Defending the Tlaib post at the meeting, Leonard said, “the congresswoman is trying to shut down a federal agency of the government, right, so my point was, ‘let her starve.’ And I say it again, how is that offensive to Muslims. Just because she’s Muslim?”

At the very least, it demonstrated the kind of intolerance and bigotry that has become all too commonplace in America.  Leonard’s post have long fit that mold. He uses social media to go after anyone who disagrees with him. He has three Facebook pages, an Instagram account and a channel on YouTube.
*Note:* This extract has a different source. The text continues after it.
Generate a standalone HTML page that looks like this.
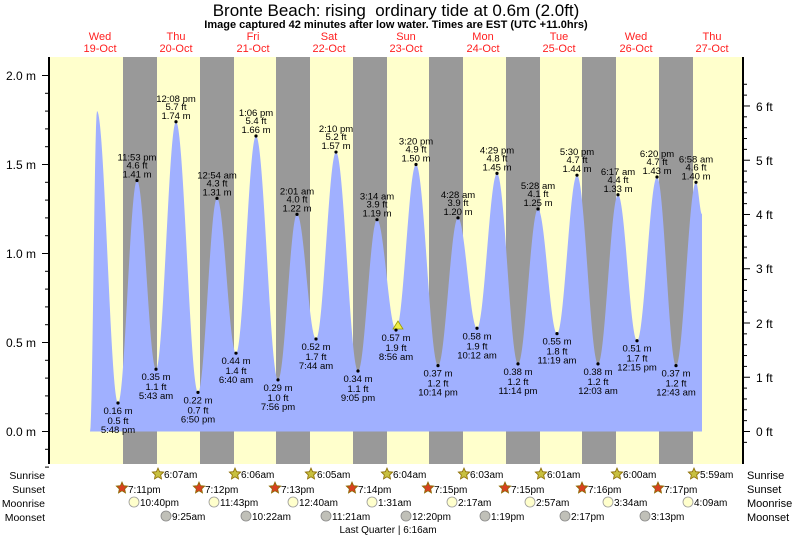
<!DOCTYPE html>
<html><head><meta charset="utf-8"><style>
body{margin:0;background:#fff;}
svg{display:block;font-family:"Liberation Sans",sans-serif;}
</style></head><body>
<svg id="s" width="793" height="537" viewBox="0 0 793 537" xmlns="http://www.w3.org/2000/svg">
<rect x="49" y="57" width="694" height="407" fill="#ffffcc"/>
<g fill="#999999">
<rect x="123" y="57" width="34" height="407"/><rect x="200" y="57" width="34" height="407"/>
<rect x="276" y="57" width="34" height="407"/><rect x="353" y="57" width="34" height="407"/>
<rect x="429" y="57" width="34" height="407"/><rect x="506" y="57" width="34" height="407"/>
<rect x="582" y="57" width="34" height="407"/><rect x="659" y="57" width="34" height="407"/>
</g>
<path id="tide" fill="#a0b0ff" d=""/>
<polygon points="393,329 398,321 403,329" fill="#eeee44" stroke="#999900" stroke-width="0.8"/>
<g id="ticks" stroke="#000"></g>
<line x1="49" y1="57" x2="49" y2="464" stroke="#000" stroke-width="2"/>
<line x1="743" y1="57" x2="743" y2="464" stroke="#000" stroke-width="2"/>
<text x="396" y="16" font-size="17" text-anchor="middle">Bronte Beach: rising&#160; ordinary tide at 0.6m (2.0ft)</text>
<text x="396" y="28" font-size="11" font-weight="bold" text-anchor="middle">Image captured 42 minutes after low water. Times are EST (UTC +11.0hrs)</text>
<g fill="#ff2020" font-size="11" text-anchor="middle">
<text x="100" y="40">Wed</text><text x="100" y="52">19-Oct</text>
<text x="176" y="40">Thu</text><text x="176" y="52">20-Oct</text>
<text x="253" y="40">Fri</text><text x="253" y="52">21-Oct</text>
<text x="329" y="40">Sat</text><text x="329" y="52">22-Oct</text>
<text x="406" y="40">Sun</text><text x="406" y="52">23-Oct</text>
<text x="483" y="40">Mon</text><text x="483" y="52">24-Oct</text>
<text x="559" y="40">Tue</text><text x="559" y="52">25-Oct</text>
<text x="636" y="40">Wed</text><text x="636" y="52">26-Oct</text>
<text x="712" y="40">Thu</text><text x="712" y="52">27-Oct</text>
</g>
<g font-size="12" text-anchor="end">
<text x="36" y="436">0.0 m</text><text x="36" y="347">0.5 m</text><text x="36" y="258">1.0 m</text><text x="36" y="169">1.5 m</text><text x="36" y="80">2.0 m</text>
</g>
<g font-size="12">
<text x="756" y="436">0 ft</text><text x="756" y="382">1 ft</text><text x="756" y="328">2 ft</text><text x="756" y="273">3 ft</text><text x="756" y="219">4 ft</text><text x="756" y="165">5 ft</text><text x="756" y="111">6 ft</text>
</g>
<g id="labels" font-size="9.5" text-anchor="middle" fill="#000"></g>
<g font-size="10.5" text-anchor="end">
<text x="45" y="479">Sunrise</text><text x="45" y="493">Sunset</text><text x="45" y="507">Moonrise</text><text x="45" y="521">Moonset</text>
</g>
<g font-size="11">
<text x="747" y="479">Sunrise</text><text x="747" y="493">Sunset</text><text x="747" y="507">Moonrise</text><text x="747" y="521">Moonset</text>
</g>
<g id="astro" font-size="10"></g>
<text x="388" y="533" font-size="10" text-anchor="middle">Last Quarter | 6:16am</text>
</svg>
<script>
var pts=[[90,0],[97,1.8],[118,0.16],[137,1.41],[156,0.35],[176,1.74],[198,0.22],[217,1.31],[236,0.44],[256,1.66],[278,0.29],[297,1.22],[316,0.52],[336,1.57],[358,0.34],[377,1.19],[396,0.57],[416,1.50],[438,0.37],[458,1.20],[477,0.58],[497,1.45],[518,0.38],[538,1.25],[557,0.55],[577,1.44],[598,0.38],[618,1.33],[637,0.51],[657,1.43],[676,0.37],[696,1.40],[702,1.22]];
function Y(h){return 431.5-178*h;}
var d="M90,431.5";
for(var i=0;i<pts.length-1;i++){var a=pts[i],b=pts[i+1];for(var x=a[0];x<=b[0];x+=0.5){var t=(x-a[0])/(b[0]-a[0]);var h=a[1]+(b[1]-a[1])*(1-Math.cos(Math.PI*t))/2;d+="L"+x+","+Y(h).toFixed(1);}}
d+="L702,431.5Z";document.getElementById("tide").setAttribute("d",d);
var NS="http://www.w3.org/2000/svg";
function el(p,tag,at,txt){var e=document.createElementNS(NS,tag);for(var k in at)e.setAttribute(k,at[k]);if(txt)e.textContent=txt;p.appendChild(e);return e;}
var tk=document.getElementById("ticks");
for(var m=0;m<=20;m++){var y=Y(m/10);if(y<57)break;el(tk,"line",{x1:m%5?45:42,x2:49,y1:y,y2:y});}
el(tk,"line",{x1:45,x2:49,y1:Y(-0.1),y2:Y(-0.1)});el(tk,"line",{x1:45,x2:49,y1:Y(-0.2),y2:Y(-0.2)});
for(var f=-1;f<=32;f++){var y=431.5-f*0.2*0.3048*178;if(y<57||y>464)continue;el(tk,"line",{x1:743,x2:f%5?747:750,y1:y,y2:y});}
var L=document.getElementById("labels");
var info=[[118,.16,"0.16 m","0.5 ft","5:48 pm"],[137,1.41,"1.41 m","4.6 ft","11:53 pm"],[156,.35,"0.35 m","1.1 ft","5:43 am"],[176,1.74,"1.74 m","5.7 ft","12:08 pm"],[198,.22,"0.22 m","0.7 ft","6:50 pm"],[217,1.31,"1.31 m","4.3 ft","12:54 am"],[236,.44,"0.44 m","1.4 ft","6:40 am"],[256,1.66,"1.66 m","5.4 ft","1:06 pm"],[278,.29,"0.29 m","1.0 ft","7:56 pm"],[297,1.22,"1.22 m","4.0 ft","2:01 am"],[316,.52,"0.52 m","1.7 ft","7:44 am"],[336,1.57,"1.57 m","5.2 ft","2:10 pm"],[358,.34,"0.34 m","1.1 ft","9:05 pm"],[377,1.19,"1.19 m","3.9 ft","3:14 am"],[396,.57,"0.57 m","1.9 ft","8:56 am"],[416,1.50,"1.50 m","4.9 ft","3:20 pm"],[438,.37,"0.37 m","1.2 ft","10:14 pm"],[458,1.20,"1.20 m","3.9 ft","4:28 am"],[477,.58,"0.58 m","1.9 ft","10:12 am"],[497,1.45,"1.45 m","4.8 ft","4:29 pm"],[518,.38,"0.38 m","1.2 ft","11:14 pm"],[538,1.25,"1.25 m","4.1 ft","5:28 am"],[557,.55,"0.55 m","1.8 ft","11:19 am"],[577,1.44,"1.44 m","4.7 ft","5:30 pm"],[598,.38,"0.38 m","1.2 ft","12:03 am"],[618,1.33,"1.33 m","4.4 ft","6:17 am"],[637,.51,"0.51 m","1.7 ft","12:15 pm"],[657,1.43,"1.43 m","4.7 ft","6:20 pm"],[676,.37,"0.37 m","1.2 ft","12:43 am"],[696,1.40,"1.40 m","4.6 ft","6:58 am"]];
info.forEach(function(r,i){var y=Y(r[1]);el(L,"circle",{cx:r[0],cy:y,r:1.6});var hi=i%2==1;
if(hi){el(L,"text",{x:r[0],y:y-20},r[4]);el(L,"text",{x:r[0],y:y-12},r[3]);el(L,"text",{x:r[0],y:y-3},r[2]);}
else{el(L,"text",{x:r[0],y:y+11},r[2]);el(L,"text",{x:r[0],y:y+21},r[3]);el(L,"text",{x:r[0],y:y+30},r[4]);}});
var A=document.getElementById("astro");
function star(cx,cy,fill){var p="";for(var k=0;k<10;k++){var r=k%2?2.8:6,a=-Math.PI/2+k*Math.PI/5;p+=(cx+r*Math.cos(a)).toFixed(1)+","+(cy+r*Math.sin(a)).toFixed(1)+" ";}el(A,"polygon",{points:p,fill:fill,stroke:"#8a6a00","stroke-width":0.8});}
[[158,"6:07am"],[235,"6:06am"],[311,"6:05am"],[387,"6:04am"],[464,"6:03am"],[541,"6:01am"],[617,"6:00am"],[694,"5:59am"]].forEach(function(s){star(s[0],474,"#c8c040");el(A,"text",{x:s[0]+6,y:478},s[1]);});
[[122,"7:11pm"],[199,"7:12pm"],[275,"7:13pm"],[352,"7:14pm"],[428,"7:15pm"],[505,"7:15pm"],[582,"7:16pm"],[658,"7:17pm"]].forEach(function(s){star(s[0],488,"#d84020");el(A,"text",{x:s[0]+6,y:493},s[1]);});
[[134,"10:40pm"],[214,"11:43pm"],[293,"12:40am"],[372,"1:31am"],[452,"2:17am"],[530,"2:57am"],[608,"3:34am"],[688,"4:09am"]].forEach(function(s){el(A,"circle",{cx:s[0],cy:502,r:5,fill:"#ffffcc",stroke:"#999","stroke-width":0.8});el(A,"text",{x:s[0]+6,y:506},s[1]);});
[[166,"9:25am"],[246,"10:22am"],[326,"11:21am"],[406,"12:20pm"],[485,"1:19pm"],[565,"2:17pm"],[645,"3:13pm"]].forEach(function(s){el(A,"circle",{cx:s[0],cy:516,r:5,fill:"#c0c0b8",stroke:"#888","stroke-width":0.8});el(A,"text",{x:s[0]+6,y:520},s[1]);});
</script>
</body></html>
Some of Leonard’s postings have been homophobic, and on at least one recent occasion, he repeatedly referred to a female critic as a “bitch,” and noted that “I held back on the C word so restraint is a trait I possess.”

How can the Toms River school board allow one of its representatives to get away with this? He is a disgrace to the board and to the community.

Sadly, only one person on the Toms River school board has asked him to resign.  And remarkably, school board attorney Stephan R. Leone actually praised Leonard for announcing he wouldn’t be seeking re-election. “Basically, we thank him for that, because I think that helps to resolve the controversy. We’ll see what further decisions Mr. Leonard makes. He seems to be doing the right thing for the right reason, that is, to remove the board of education from this controversy and to deal with it individually.”

Letting Leonard remain on the board perpetuates the controversy. And the decision about his future as a board member should be the school board’s, which has been given a shiny black eye by Leonard.

Unfortunately, there is nothing in New Jersey’s Code of Ethics for school board members that addresses the use of social media or conduct that could reflect poorly on the school district. That’s an omission that should be rectified immediately.  There also is nothing preventing school boards from adding ethics provisions of their own. The Toms River school board, and other public bodies that have had to contend with the fallout from its members’ bigoted social media posts, should instruct their attorneys to draft language in their ethics code that can help put an end to this kind of destructive, divisive behavior.